In fact, since all field points at which we are evaluating the magnetic field are constrained to lie in the plane of the loop, B is at most a function of two of the position coordinates:

[tex] \vec{B}(s, \phi) = \frac{\mu_0 I}{4 \pi} \int{\frac{d\vec{l'} \times \hat{r}}{r^2}} [/tex]
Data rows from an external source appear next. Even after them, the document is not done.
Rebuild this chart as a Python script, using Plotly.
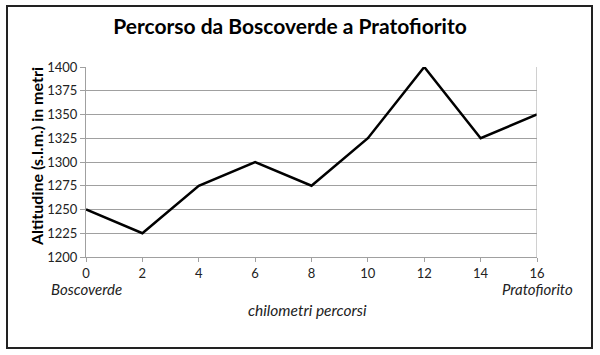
import plotly.graph_objects as go

km = [0, 2, 4, 6, 8, 10, 12, 14, 16]
altitudine = [1250, 1225, 1275, 1300, 1275, 1325, 1400, 1325, 1350]
y_ticks = [1200, 1225, 1250, 1275, 1300, 1325, 1350, 1375, 1400]

FONT = "Lato"
OFF = 0  # body margin removed via post_script
W, H = 600, 355
# plot area in page pixels
PX0, PX1, PY0, PY1 = 86, 537, 67, 257
L, T = PX0 - OFF, PY0 - OFF
R = W - (PX1 - OFF)
B = H - (PY1 - OFF)
pw, ph = PX1 - PX0, PY1 - PY0

def px(x):
    return (x - PX0) / pw

def py(y):
    return (PY1 - y) / ph

fig = go.Figure()
fig.add_trace(go.Scatter(x=km, y=altitudine, mode="lines",
                         line=dict(color="black", width=2.5), showlegend=False,
                         hoverinfo="skip"))

fig.update_layout(
    width=W, height=H,
    margin=dict(l=L, r=R, t=T, b=B),
    paper_bgcolor="white", plot_bgcolor="white",
    font=dict(family=FONT, color="#222", size=12),
    title=dict(text="Percorso da Boscoverde a Pratofiorito",
               x=(290 - OFF) / W, xanchor="center", y=1 - (27 - OFF) / H, yanchor="middle",
               font=dict(family=FONT, size=21, color="black", weight="bold")),
    xaxis=dict(range=[0, 16], tickvals=km, ticktext=[str(k) for k in km],
               showgrid=False, zeroline=False, showline=True, linecolor="#a0a0a0",
               ticks="outside", ticklen=4, tickcolor="#a0a0a0", mirror=False,
               tickfont=dict(size=13, color="#222")),
    yaxis=dict(range=[1200, 1400], tickvals=y_ticks,
               showgrid=True, gridcolor="#a0a0a0", gridwidth=1, zeroline=False,
               showline=True, linecolor="#a0a0a0", ticks="outside", ticklen=5,
               tickcolor="#a0a0a0", tickfont=dict(size=13, color="#222")),
    shapes=[
        dict(type="line", xref="x", yref="y", x0=16, x1=16, y0=1200, y1=1400,
             line=dict(color="#a0a0a0", width=1)),
        dict(type="rect", xref="paper", yref="paper",
             x0=px(7), x1=px(592), y0=py(348), y1=py(6),
             line=dict(color="#222", width=2)),
    ],
    annotations=[
        dict(text="Boscoverde", x=0, xref="x", y=py(289), yref="paper",
             showarrow=False, xanchor="center", yanchor="middle",
             font=dict(family=FONT, size=15, color="#222", style="italic")),
        dict(text="Pratofiorito", x=16, xref="x", y=py(289), yref="paper",
             showarrow=False, xanchor="center", yanchor="middle",
             font=dict(family=FONT, size=15, color="#222", style="italic")),
        dict(text="chilometri percorsi", x=px(307), xref="paper", y=py(310), yref="paper",
             showarrow=False, xanchor="center", yanchor="middle",
             font=dict(family=FONT, size=15.5, color="#222", style="italic")),
        dict(text="Altitudine (s.l.m.) in metri", x=px(36), xref="paper", y=py(157), yref="paper",
             showarrow=False, xanchor="center", yanchor="middle", textangle=-90,
             font=dict(family=FONT, size=16, color="black", weight="bold")),
    ],
)

fig.write_html("out.html", config={"displayModeBar": False},
               post_script="document.body.style.margin='0';")
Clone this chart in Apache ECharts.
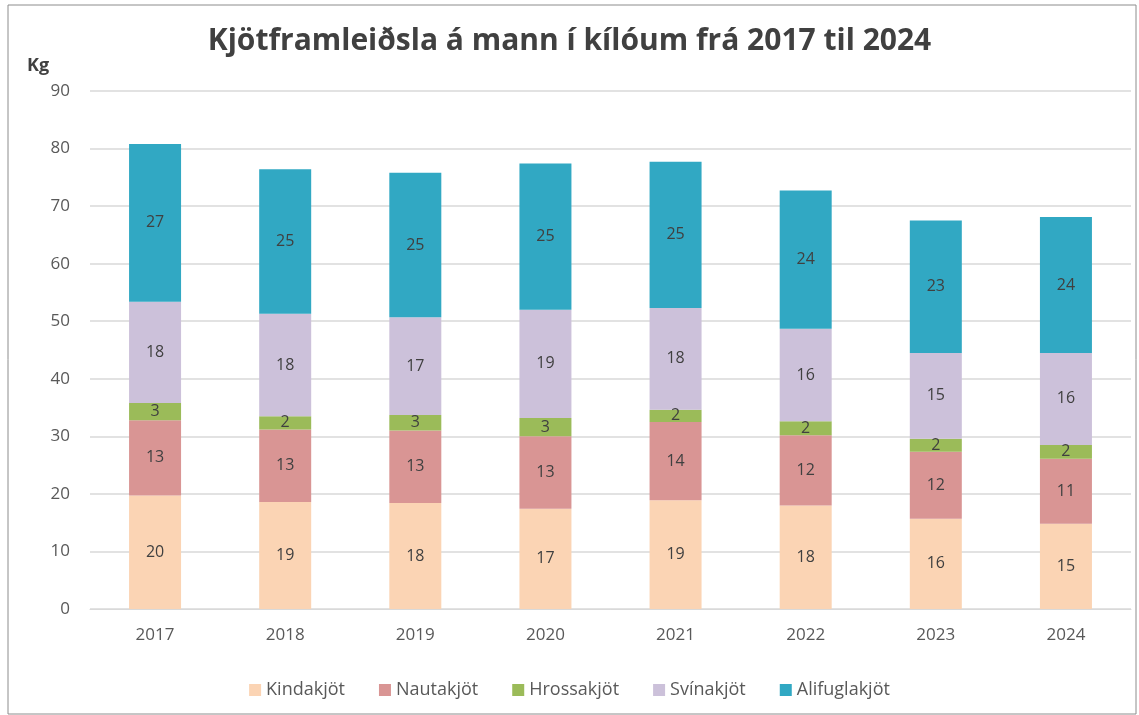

Furthermore, we can see that B has no phi dependence, since any two points within the loop the same distance from the centre (which we'll call the origin) are also the same distance (in the radial direction) from the loop, and in the above expression, B depends only on r. What the hell is r? Well, r is the separation between source point and field point...so since I'm using primed coordinates to designate source coordinates (like dl'), we can express this separation as follows: a position vector of a source point on the circumerence is [itex] \vec{s'} [/itex]. A position vector of a field point is given by [itex] \vec{s} [/itex]. For points within the loop, s < s', so the separation between source point and field point is given by:

[tex] \vec{s} - \vec{s'} = \vec{r} [/tex]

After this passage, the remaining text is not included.